Confidence in achieving a comfortable retirement has improved among UK workers, but persistent demographic and income disparities underscore the need for more inclusive industry and regulatory action, according to Aegon’s latest research.
The 'Second 50' report revealed that a third (33 per cent) of UK workers now feel very or extremely confident about retiring with a comfortable lifestyle, up from 22 per cent in 2023 and 30 per cent in 2024.
Aegon said this marked a significant upward trend in optimism about long-term financial well-being.
However, despite this positive shift, the findings highlight deep divides across the workforce.
Confidence was highest among younger workers, with 55 per cent of 25-34-year-olds expressing strong optimism, compared with just 14 per cent of those aged 45-54.
Men (43 per cent) were also far more likely to feel confident than women (23 per cent).
Meanwhile, income proved an even greater dividing line, with only 18 per cent of low-income workers feeling confident about their retirement prospects, compared with 71 per cent of higher earners.
Aegon pensions director, Steven Cameron, suggested that the increase in overall confidence could be linked to economic improvements such as earnings growth outpacing inflation and interest rates stabilising, but warned that the uneven distribution of confidence reflected “age-old challenges” in retirement planning, particularly for women and lower earners.
He stressed the need for greater access to education, guidance and advice, pointing to the Financial Conduct Authority’s (FCA) evolving targeted support framework as one way of closing the gaps.
“It’s vital that individuals have access to help to prepare financially for the second half of their lives. Better insights and taking control are vital to help close these confidence gaps,” added Cameron.
The FCA’s consultation on targeted support, launched earlier this year, is designed to bridge the advice gap by allowing providers to give more tailored help to savers who are unwilling or unable to pay for full financial advice.

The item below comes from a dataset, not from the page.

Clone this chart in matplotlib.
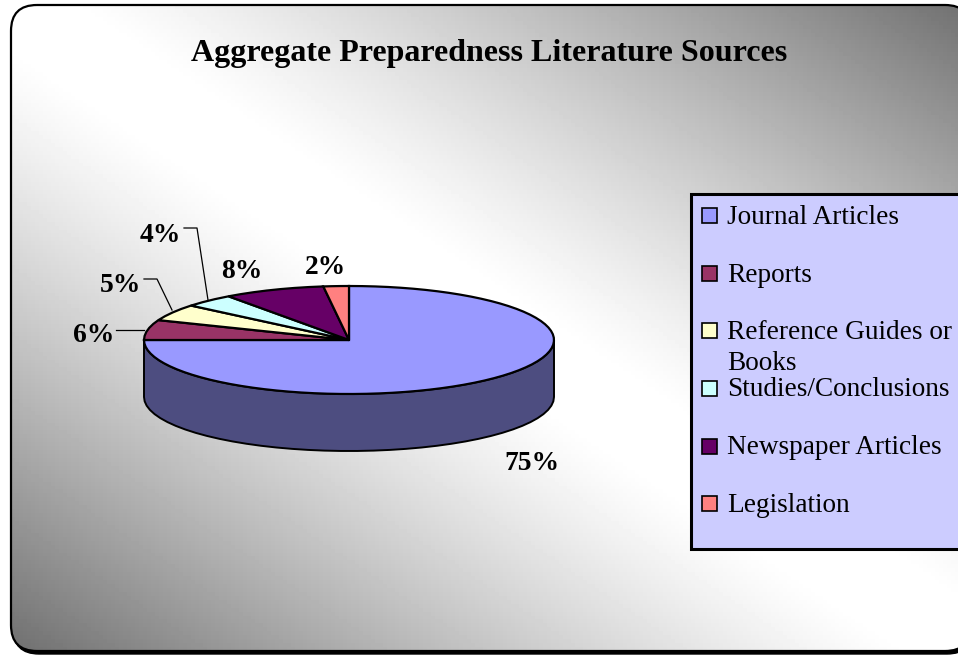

Industry bodies have broadly welcomed the proposals, though concerns persist about how clearly the regulator will define the boundary between guidance and advice, with some calling for a “safe harbour” to give firms confidence in engaging with the new regime.
Nonetheless, the FCA has described the reforms as a “once-in-a-generation” shift in consumer engagement with retirement saving, with the regulator “very confident” that the framework will be in place by the end of 2025 or early 2026.